## What you should do:
Work through the entries below and report how many lines include "this". The number alone is the answer.

Code that draws figures:
================
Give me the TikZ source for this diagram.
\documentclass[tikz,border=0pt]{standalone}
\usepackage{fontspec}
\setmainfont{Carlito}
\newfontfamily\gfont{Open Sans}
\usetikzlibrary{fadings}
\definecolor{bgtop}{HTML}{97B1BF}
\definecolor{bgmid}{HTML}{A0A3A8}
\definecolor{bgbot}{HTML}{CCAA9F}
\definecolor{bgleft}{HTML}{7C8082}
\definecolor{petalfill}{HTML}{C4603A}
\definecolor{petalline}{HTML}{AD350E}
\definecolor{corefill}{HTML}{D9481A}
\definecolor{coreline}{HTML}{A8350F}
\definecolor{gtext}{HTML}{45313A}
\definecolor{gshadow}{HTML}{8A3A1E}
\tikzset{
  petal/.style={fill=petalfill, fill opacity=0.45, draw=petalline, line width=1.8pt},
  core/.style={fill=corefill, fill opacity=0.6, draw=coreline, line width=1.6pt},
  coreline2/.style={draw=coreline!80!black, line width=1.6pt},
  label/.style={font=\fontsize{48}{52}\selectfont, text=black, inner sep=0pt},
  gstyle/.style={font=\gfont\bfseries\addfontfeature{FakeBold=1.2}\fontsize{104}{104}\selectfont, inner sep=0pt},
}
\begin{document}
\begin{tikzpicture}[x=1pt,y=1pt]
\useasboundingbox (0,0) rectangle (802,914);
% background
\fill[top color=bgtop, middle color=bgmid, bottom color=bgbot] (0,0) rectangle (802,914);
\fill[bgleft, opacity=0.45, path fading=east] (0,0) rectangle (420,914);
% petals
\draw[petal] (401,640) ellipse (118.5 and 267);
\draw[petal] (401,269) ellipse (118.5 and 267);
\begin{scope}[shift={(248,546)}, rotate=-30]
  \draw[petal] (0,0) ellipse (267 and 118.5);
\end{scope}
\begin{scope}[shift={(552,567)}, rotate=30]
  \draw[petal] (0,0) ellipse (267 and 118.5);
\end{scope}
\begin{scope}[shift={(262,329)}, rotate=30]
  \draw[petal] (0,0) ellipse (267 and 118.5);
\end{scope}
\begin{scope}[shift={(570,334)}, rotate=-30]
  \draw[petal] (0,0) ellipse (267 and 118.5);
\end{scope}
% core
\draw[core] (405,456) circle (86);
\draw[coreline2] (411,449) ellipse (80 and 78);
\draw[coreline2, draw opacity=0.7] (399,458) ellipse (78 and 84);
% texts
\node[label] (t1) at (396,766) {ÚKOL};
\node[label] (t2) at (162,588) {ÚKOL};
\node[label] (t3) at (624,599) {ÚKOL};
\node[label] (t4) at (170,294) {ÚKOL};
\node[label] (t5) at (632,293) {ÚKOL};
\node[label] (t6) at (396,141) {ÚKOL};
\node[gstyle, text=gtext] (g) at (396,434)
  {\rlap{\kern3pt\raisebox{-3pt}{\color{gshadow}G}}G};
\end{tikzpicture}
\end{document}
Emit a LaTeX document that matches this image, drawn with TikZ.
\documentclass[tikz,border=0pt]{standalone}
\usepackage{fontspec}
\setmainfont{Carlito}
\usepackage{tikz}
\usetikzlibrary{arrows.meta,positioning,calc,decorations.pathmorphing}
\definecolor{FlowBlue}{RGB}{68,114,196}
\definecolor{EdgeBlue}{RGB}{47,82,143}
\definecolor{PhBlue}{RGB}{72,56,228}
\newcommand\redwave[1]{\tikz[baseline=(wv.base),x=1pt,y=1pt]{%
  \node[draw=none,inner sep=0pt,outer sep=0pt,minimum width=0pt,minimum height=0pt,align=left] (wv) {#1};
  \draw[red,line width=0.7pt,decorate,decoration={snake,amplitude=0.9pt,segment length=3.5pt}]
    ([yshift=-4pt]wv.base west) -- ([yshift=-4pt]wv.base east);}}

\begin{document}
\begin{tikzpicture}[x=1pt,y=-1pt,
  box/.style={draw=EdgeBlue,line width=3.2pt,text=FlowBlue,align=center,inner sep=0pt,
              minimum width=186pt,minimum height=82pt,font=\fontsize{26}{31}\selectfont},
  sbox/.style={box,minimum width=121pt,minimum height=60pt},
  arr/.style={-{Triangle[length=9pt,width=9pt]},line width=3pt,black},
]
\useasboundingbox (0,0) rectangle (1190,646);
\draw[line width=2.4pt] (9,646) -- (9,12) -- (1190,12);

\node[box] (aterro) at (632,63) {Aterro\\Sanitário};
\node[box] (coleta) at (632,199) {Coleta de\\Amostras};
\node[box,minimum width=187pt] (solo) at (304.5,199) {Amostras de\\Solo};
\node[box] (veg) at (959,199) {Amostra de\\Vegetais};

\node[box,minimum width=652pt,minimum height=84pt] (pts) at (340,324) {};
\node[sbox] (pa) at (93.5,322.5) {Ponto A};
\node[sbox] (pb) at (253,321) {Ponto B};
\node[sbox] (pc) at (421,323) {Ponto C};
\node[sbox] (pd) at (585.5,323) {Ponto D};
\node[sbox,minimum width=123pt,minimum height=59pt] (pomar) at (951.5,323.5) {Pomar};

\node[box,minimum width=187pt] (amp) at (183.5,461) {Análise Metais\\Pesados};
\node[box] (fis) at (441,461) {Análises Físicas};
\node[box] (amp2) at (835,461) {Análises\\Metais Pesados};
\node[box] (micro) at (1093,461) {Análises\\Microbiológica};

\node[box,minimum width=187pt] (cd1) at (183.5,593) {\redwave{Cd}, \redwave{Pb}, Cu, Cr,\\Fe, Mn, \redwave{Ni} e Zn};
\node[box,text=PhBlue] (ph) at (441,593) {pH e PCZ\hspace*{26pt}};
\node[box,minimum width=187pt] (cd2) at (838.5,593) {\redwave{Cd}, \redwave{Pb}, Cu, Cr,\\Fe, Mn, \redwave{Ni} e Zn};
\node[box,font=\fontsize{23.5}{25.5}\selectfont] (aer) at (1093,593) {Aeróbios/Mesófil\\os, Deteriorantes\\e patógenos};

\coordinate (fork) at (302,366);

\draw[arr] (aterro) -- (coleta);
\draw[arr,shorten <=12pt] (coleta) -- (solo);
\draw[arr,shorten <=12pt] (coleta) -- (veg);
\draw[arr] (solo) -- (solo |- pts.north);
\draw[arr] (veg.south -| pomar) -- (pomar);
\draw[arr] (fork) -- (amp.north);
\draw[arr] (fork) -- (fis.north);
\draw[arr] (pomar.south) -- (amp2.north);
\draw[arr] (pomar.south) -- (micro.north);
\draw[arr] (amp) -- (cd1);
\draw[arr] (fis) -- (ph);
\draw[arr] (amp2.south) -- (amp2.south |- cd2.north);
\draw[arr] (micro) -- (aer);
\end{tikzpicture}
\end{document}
================
## Full answer:
2